Affirmations for Team and Individual Sports
Team sports and individual sports ask different things of your mental game — one is about trust in others, the other about trust in yourself. These affirmations are split accordingly.
For team sports:
- “I make the players around me better.”
- “I trust my teammates as much as I trust myself.”
- “My role matters, whether or not I score the winning point.”
- “I communicate clearly and support my team under pressure.”
For individual sports:
- “I run my own race, at my own pace.”
- “My only competition is who I was yesterday.”
- “I am solely responsible for my effort, and that’s enough.”
- “I compete against the clock, the course, and myself — not my fear.”
Affirmations for Life Beyond the Scoreboard
One of the most common traps in competitive sports is letting your entire sense of self ride on your performance. That framing feels motivating in the short term but becomes fragile the moment a season goes badly or an injury sidelines you. These affirmations are meant to reinforce the parts of you that exist whether or not you ever play again.
- “I am more than my stats, my ranking, or my last performance.”
- “My worth isn’t decided by a scoreboard.”
- “Sport is something I do, not everything I am.”
- “I can love this game and still have a life outside of it.”
- “I am a good teammate, friend, and person — that matters as much as any title.”
- “My identity will still be whole on the day I stop competing.”
- “I give this sport my discipline without giving it my entire self-worth.”
- “I am proud of who I’m becoming, on and off the field.”
- “There is more to my story than this season.”
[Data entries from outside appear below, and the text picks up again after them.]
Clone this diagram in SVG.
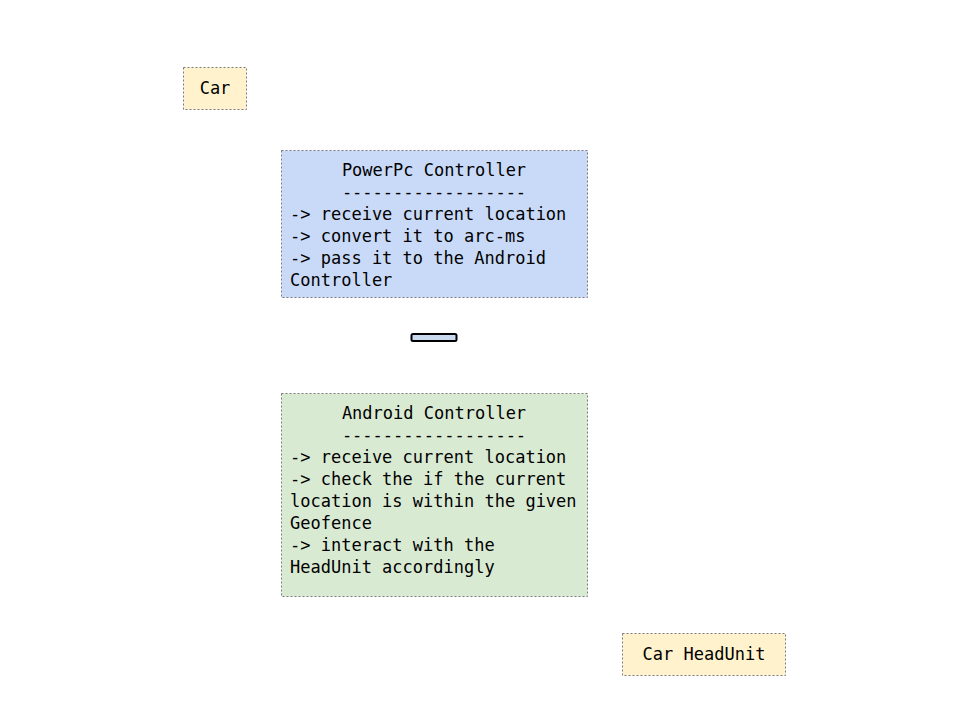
<svg xmlns="http://www.w3.org/2000/svg" width="960" height="720" viewBox="0 0 960 720">
<style>
.box{stroke:#7a7a7a;stroke-width:1;stroke-dasharray:2 2}
.y{fill:#fff2cc}
.b{fill:#c9daf8}
.g{fill:#d9ead3}
text{font-family:"DejaVu Sans Mono","Liberation Mono",monospace;font-size:17px;fill:#000}
.c{text-anchor:middle}
</style>
<rect width="960" height="720" fill="#ffffff"/>
<g id="car">
<rect class="box y" x="183.5" y="67.5" width="63" height="42"/>
<text class="c" x="215" y="94">Car</text>
</g>
<g id="powerpc">
<rect class="box b" x="281.5" y="150.5" width="306" height="147"/>
<text class="c" x="434" y="176">PowerPc Controller</text>
<text class="c" x="434" y="198">------------------</text>
<text x="290" y="220">-&gt; receive current location</text>
<text x="290" y="242">-&gt; convert it to arc-ms</text>
<text x="290" y="264">-&gt; pass it to the Android</text>
<text x="290" y="286">Controller</text>
</g>
<g id="connectors">
<rect x="411.5" y="334" width="45" height="7" rx="1.5" fill="#c9daf0" stroke="#000" stroke-width="2"/>
</g>
<g id="android">
<rect class="box g" x="281.5" y="393.5" width="306" height="203"/>
<text class="c" x="434" y="419">Android Controller</text>
<text class="c" x="434" y="441">------------------</text>
<text x="290" y="463">-&gt; receive current location</text>
<text x="290" y="485">-&gt; check the if the current</text>
<text x="290" y="507">location is within the given</text>
<text x="290" y="529">Geofence</text>
<text x="290" y="551">-&gt; interact with the</text>
<text x="290" y="573">HeadUnit accordingly</text>
</g>
<g id="headunit">
<rect class="box y" x="622.5" y="633.5" width="163" height="42"/>
<text class="c" x="704" y="660">Car HeadUnit</text>
</g>
</svg>
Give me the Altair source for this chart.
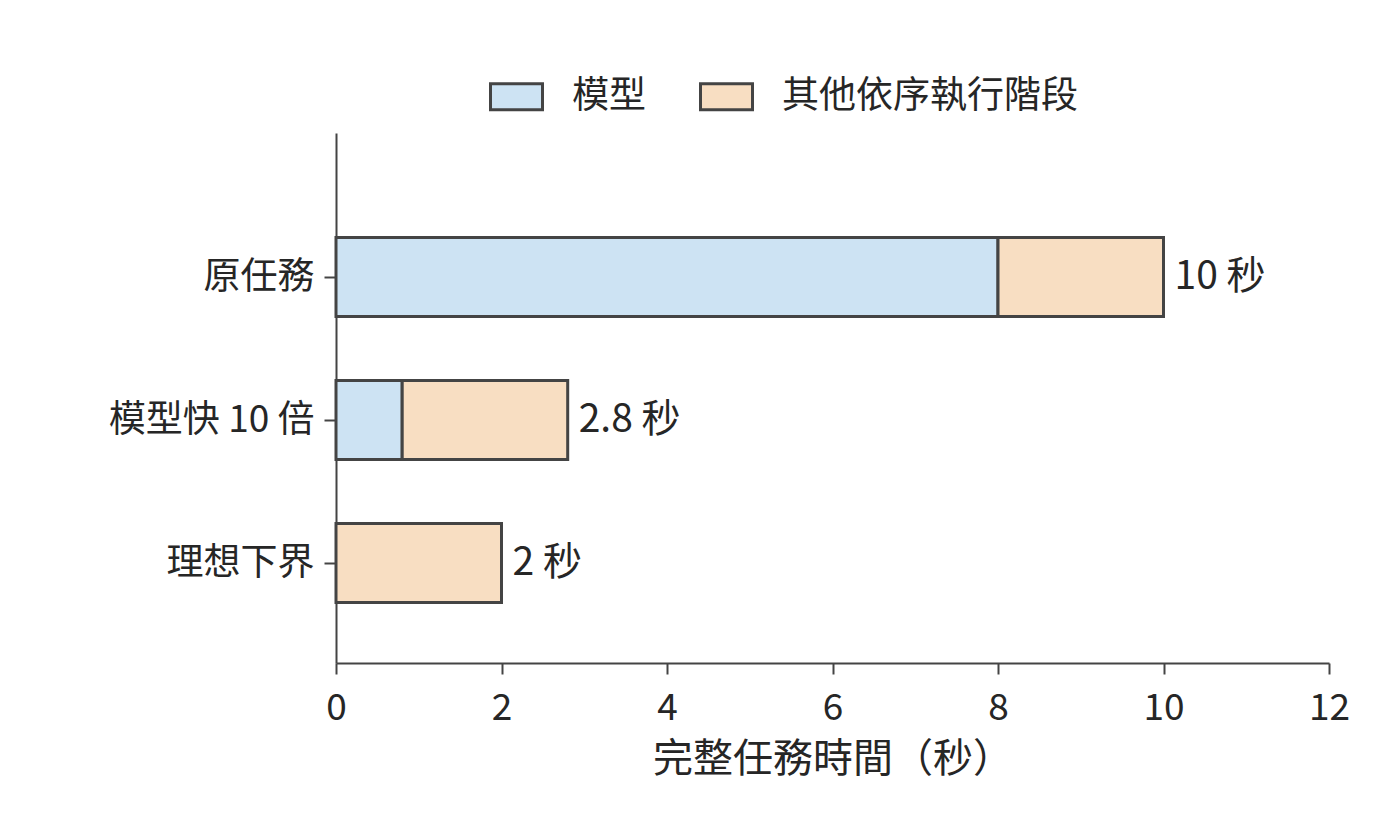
import altair as alt
import pandas as pd

categories = ["原任務", "模型快 10 倍", "理想下界"]
model_time = [8, 0.8, 0]
other_time = [2, 2, 2]
total_labels = ["10 秒", "2.8 秒", "2 秒"]
series = ["模型", "其他依序執行階段"]
x_ticks = [0, 2, 4, 6, 8, 10, 12]

font = "Noto Sans CJK TC"
ink = "#444444"
text_color = "#262626"
fs = 37

rows = []
for i, (cat, m, o) in enumerate(zip(categories, model_time, other_time)):
    if m > 0:
        rows.append({"pos": i, "part": series[0], "seconds": m, "order": 0})
    if o > 0:
        rows.append({"pos": i, "part": series[1], "seconds": o, "order": 1})
bars_df = pd.DataFrame(rows)

totals_df = pd.DataFrame({
    "pos": list(range(len(categories))),
    "total": [m + o for m, o in zip(model_time, other_time)],
    "label": total_labels,
})

label_array = "[" + ",".join(f"'{c}'" for c in categories) + "]"

# categories sit at 0, 1, 2 (top to bottom); extra room above the first bar
y_scale = alt.Scale(domain=[-1.007, 2.699], reverse=True, nice=False, zero=False, padding=0)

y_enc = alt.Y(
    "pos:Q",
    title=None,
    scale=y_scale,
    axis=alt.Axis(
        values=[0, 1, 2], labelExpr=f"{label_array}[datum.value]", grid=False,
        labelFontSize=fs, labelFont=font, labelColor=text_color, labelLimit=0,
        tickSize=12, tickWidth=2, tickColor=ink, labelPadding=10,
        domainColor=ink, domainWidth=2,
    ),
)

bars = (
    alt.Chart(bars_df)
    .mark_bar(stroke=ink, strokeWidth=3, size=79, orient="horizontal")
    .encode(
        x=alt.X(
            "seconds:Q",
            stack="zero",
            title="完整任務時間（秒）",
            scale=alt.Scale(domain=[0, 12], nice=False, padding=0),
            axis=alt.Axis(
                values=x_ticks, format="d", labelFlush=False,
                labelFontSize=fs, labelFont=font, labelColor=text_color,
                titleFontSize=40, titleFont=font, titleColor=text_color, titleFontWeight="normal",
                tickSize=11, tickWidth=2, tickColor=ink, labelPadding=16, titlePadding=13,
                domainColor=ink, domainWidth=2, grid=False,
            ),
        ),
        y=y_enc,
        color=alt.Color(
            "part:N",
            scale=alt.Scale(domain=series, range=["#cde3f3", "#f8dec2"]),
            legend=alt.Legend(
                title=None, orient="none", direction="horizontal",
                legendX=153, legendY=-64, padding=0,
                symbolType="M-1,-0.5H1V0.5H-1Z", symbolSize=2704,
                symbolStrokeColor=ink, symbolStrokeWidth=3,
                labelFontSize=fs, labelFont=font, labelColor=text_color,
                labelOffset=28, columnPadding=48, labelLimit=0,
            ),
        ),
        order=alt.Order("order:Q"),
    )
)

labels = (
    alt.Chart(totals_df)
    .mark_text(align="left", baseline="middle", dx=11, fontSize=39, font=font, color=text_color)
    .encode(x="total:Q", y=alt.Y("pos:Q", scale=y_scale), text="label:N")
)

chart = (
    alt.layer(bars, labels)
    .properties(
        width=993, height=530,
        autosize=alt.AutoSizeParams(type="none"),
        padding={"left": 328, "top": 125, "right": 55, "bottom": 170},
    )
    .configure_view(stroke=None)
)

chart.save("out.html", embed_options={"renderer": "svg", "actions": False})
Making These Affirmations Part of Your Routine
Affirmations aren’t a substitute for practice, coaching, or recovery — they’re the mental layer that supports all three. Pick two or three that match where you are right now: maybe a pre-competition line for your warm-up, an in-the-moment reset for when things get tight, and one identity-focused statement for the days sport doesn’t go your way. Repeat them daily, not just on game day. The goal isn’t to memorize fifty phrases — it’s to build a habit of choosing your own internal voice instead of defaulting to doubt.
Final thought:
The athletes who handle pressure well aren’t the ones who never feel it. They’re the ones who’ve practiced, in advance, exactly what they’ll say to themselves when it shows up. Start with one affirmation today, and let it earn its place in your routine.